Wonder Woman #63 // Review
“And now... for something completely different”. Issue #63 of Wonder Woman, written by G. Willow Wilson, with pencils by Emanuela Lupacchino, inks by Ray McCarthy, and colors by Romulo Fajardo Jr., acts as a nice palette cleanser after the previous, extremely heavy story arc about war. A trio of mythical creatures (a Minotaur, a Pegasus, and a Satyr) have been ripped from their home, and deposited on Earth with no memory of how they got here. With no apparent way back, and no place to go, Wonder Woman has taken responsibility for them. Much like another famous anthropomorphic animal guy, they’re “trapped in a world they never made”, and hilarity ensues.
Introduced in the previous arc only briefly, the stars of this issue are finally given the spotlight, and Wilson makes the most of it. A classic fish out of water story, our “heroes” bounce from place to place in man’s world, trying to figure out how they could possibly fit in, while wrestling with the idea that they might never get home. Much to Wonder Woman’s frustration, they fail in just about every attempt at blending into society, and to be fair, their appearance alone makes acclimation comically-impossible.
Wilson is surely building these characters up to be ongoing supporting cast for Diana, and this one-shot story was a great way to do that. The trio of creatures is immediately likeable, and they fit right into Wonder Woman’s world. As shown in the issue, this isn’t even the first Minotaur that Diana has befriended. In addition to Aphrodite, who seemed to be hinting that she would be sticking around last issue, plus the usuals, such as Steve Trevor and Etta Candy, Wilson is on her way to providing the best supporting cast this title has had in years.
The only bad thing that can be said about this issue is that Wonder Woman seems a little out of character with how she handles these poor, lost souls. Wilson, in her need to show that Wonder Woman is busy handling several things at once, seems to miss Diana’s compassion towards all beings. It’s not likely she would just abandon them in the middle of a city to fend for themselves until she returned, even if it does make for a comedic premise. It’s a minor gripe, considering the light-heartedness of the story, but since the whole set up hinges on her action of leaving them alone, it’s worth mentioning.

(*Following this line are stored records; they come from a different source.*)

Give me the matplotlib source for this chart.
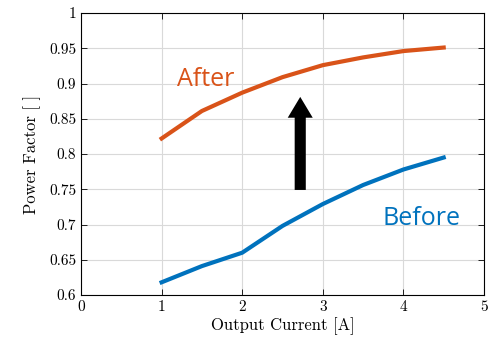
import numpy as np
import matplotlib
matplotlib.use("Agg")
import matplotlib.pyplot as plt

# data
current = [1.0, 1.5, 2.0, 2.5, 3.0, 3.5, 4.0, 4.5]
pf_before = [0.618, 0.641, 0.660, 0.698, 0.729, 0.756, 0.778, 0.795]
pf_after = [0.822, 0.861, 0.887, 0.909, 0.926, 0.937, 0.946, 0.951]
xticks = [0, 1, 2, 3, 4, 5]
yticks = [0.6, 0.65, 0.7, 0.75, 0.8, 0.85, 0.9, 0.95, 1]

blue = '#0072BD'
orange = '#D95319'

plt.rcParams['font.family'] = 'serif'
plt.rcParams['font.serif'] = ['cmr10']
plt.rcParams['axes.formatter.use_mathtext'] = True
plt.rcParams['mathtext.fontset'] = 'cm'

fig = plt.figure(figsize=(4.88, 3.41), dpi=100)
ax = fig.add_axes([81 / 488, 1 - 295 / 341, 403 / 488, 282 / 341])

ax.plot(current, pf_after, color=orange, linewidth=3, zorder=3)
ax.plot(current, pf_before, color=blue, linewidth=3, zorder=3)

ax.set_xlim(0, 5)
ax.set_ylim(0.6, 1)
ax.set_xticks(xticks)
ax.set_yticks(yticks)
ax.set_xticklabels([str(x) for x in xticks])
ax.set_yticklabels([f"{y:g}" for y in yticks])
ax.tick_params(direction='in', top=True, right=True, labelsize=11, length=4, width=0.6)
ax.grid(True, color='#d9d9d9', linewidth=0.8)
for s in ax.spines.values():
    s.set_linewidth(0.8)

ax.set_xlabel('Output Current [A]', fontsize=12, labelpad=3)
ax.set_ylabel('Power Factor [ ]', fontsize=12, labelpad=6)

# arrow showing the improvement
ax.annotate('', xy=(2.72, 0.881), xytext=(2.72, 0.749),
            arrowprops=dict(facecolor='black', edgecolor='none', width=8, headwidth=18, headlength=15),
            zorder=4)

ax.text(1.19, 0.906, 'After', color=orange, fontsize=18, family='Open Sans',
        ha='left', va='center')
ax.text(3.74, 0.708, 'Before', color=blue, fontsize=18, family='Open Sans',
        ha='left', va='center')

fig.savefig('out.png', dpi=100)
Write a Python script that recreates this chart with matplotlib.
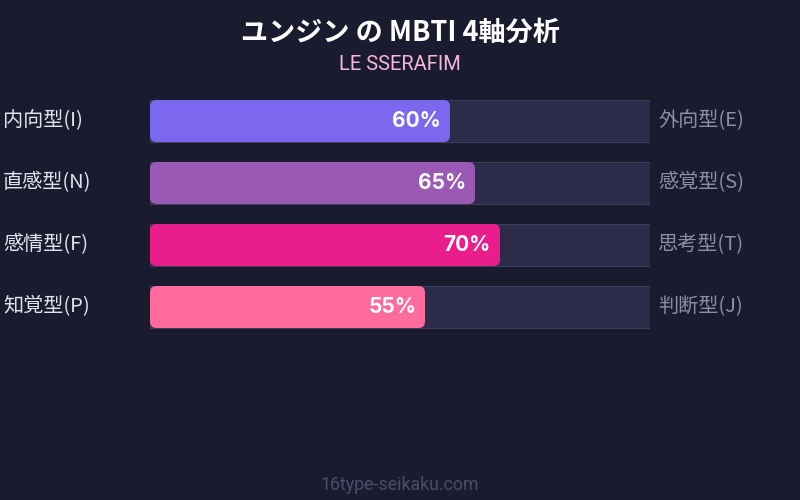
import matplotlib
matplotlib.use("Agg")
import matplotlib.pyplot as plt
from matplotlib.patches import FancyBboxPatch, Rectangle

plt.rcParams["font.family"] = ["Noto Sans CJK JP", "DejaVu Sans"]

# data
left_labels = ["内向型(I)", "直感型(N)", "感情型(F)", "知覚型(P)"]
right_labels = ["外向型(E)", "感覚型(S)", "思考型(T)", "判断型(J)"]
values = [60, 65, 70, 55]
colors = ["#7b68ee", "#9b59b6", "#e91e8c", "#ff6b9d"]

title = "ユンジン の MBTI 4軸分析"
subtitle = "LE SSERAFIM"
footer = "16type-seikaku.com"

BG = "#1a1b2e"
TRACK = "#2c2b4a"
TRACK_EDGE = "#3e3d5e"
LATIN = ["Roboto", "DejaVu Sans"]

W, H = 800, 500
fig = plt.figure(figsize=(8, 5), dpi=100)
fig.patch.set_facecolor(BG)

# bar area: x 150..650 px, rows 62 px apart starting at y=90 px
ax = fig.add_axes([150 / W, 1 - 338 / H, 500 / W, 248 / H])
ax.set_xlim(0, 100)
ax.set_ylim(len(values) - 0.5, -0.5)
ax.axis("off")

bar_h = 42 / 62
aspect = (1 / 62) / (100 / 500)

for i, (val, col) in enumerate(zip(values, colors)):
    ax.add_patch(Rectangle((0, i - bar_h / 2), 100, bar_h,
                           facecolor=TRACK, edgecolor=TRACK_EDGE,
                           linewidth=0.8, zorder=1))
    ax.add_patch(FancyBboxPatch((0, i - bar_h / 2), val, bar_h,
                                boxstyle="round,pad=0,rounding_size=1.3",
                                mutation_aspect=aspect,
                                facecolor=col, edgecolor="none", zorder=2))
    ax.text(val - 1.8, i, f"{val}%", ha="right", va="center",
            fontsize=15, fontweight="bold", color="white", zorder=3,
            family=["Inter", "DejaVu Sans"])
    ax.text(-29.4, i, left_labels[i], ha="left", va="center",
            fontsize=14.5, color="#e4e4f0", clip_on=False)
    ax.text(101.6, i, right_labels[i], ha="left", va="center",
            fontsize=14.5, color="#8e8ea6", clip_on=False)

fig.text(0.5, 1 - 33 / H, title, ha="center", va="center",
         fontsize=19.5, fontweight="bold", color="white")
fig.text(0.5, 1 - 64 / H, subtitle, ha="center", va="center",
         fontsize=14.5, color="#f5b8dc", family=LATIN)
fig.text(0.5, 1 - 485 / H, footer, ha="center", va="center",
         fontsize=12.8, color="#4c4c6c", family=LATIN)

fig.savefig("out.png", dpi=100, facecolor=BG)
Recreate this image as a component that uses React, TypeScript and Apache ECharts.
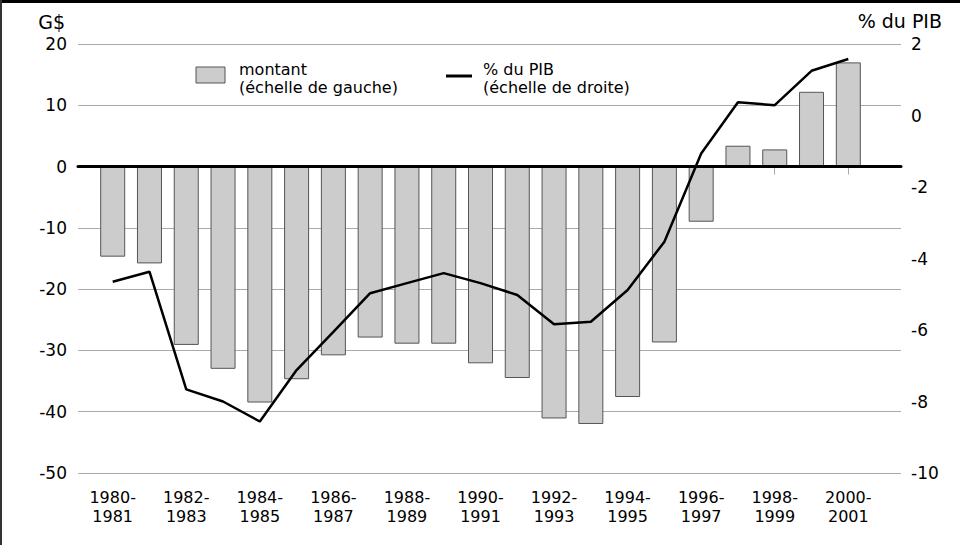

Lupacchino does a great job handling the lighter, comical aspects of this issue, from the interview at customs, to the dinner at a fancy restaurant. She does especially amazing face work when it comes to people reacting to seeing these mythical creatures in everyday situations. McCarthy and Fajardo Jr., on inks and colors, do nothing but bolster the already-excellent pencil work, adding up to the perfect art team for this issue.
Overall, if you missed this issue, you wouldn’t be lost moving forward, but you would also be doing yourself a disservice by skipping out on one of the most enjoyable chapters of Wilson’s run so far. Hopefully, there will be more of these one-shots to come in the future, as they provide a delightful breather between big arcs. Wilson seems to be having fun restructuring Wonder Woman’s world for a new era, and her attitude is contagious.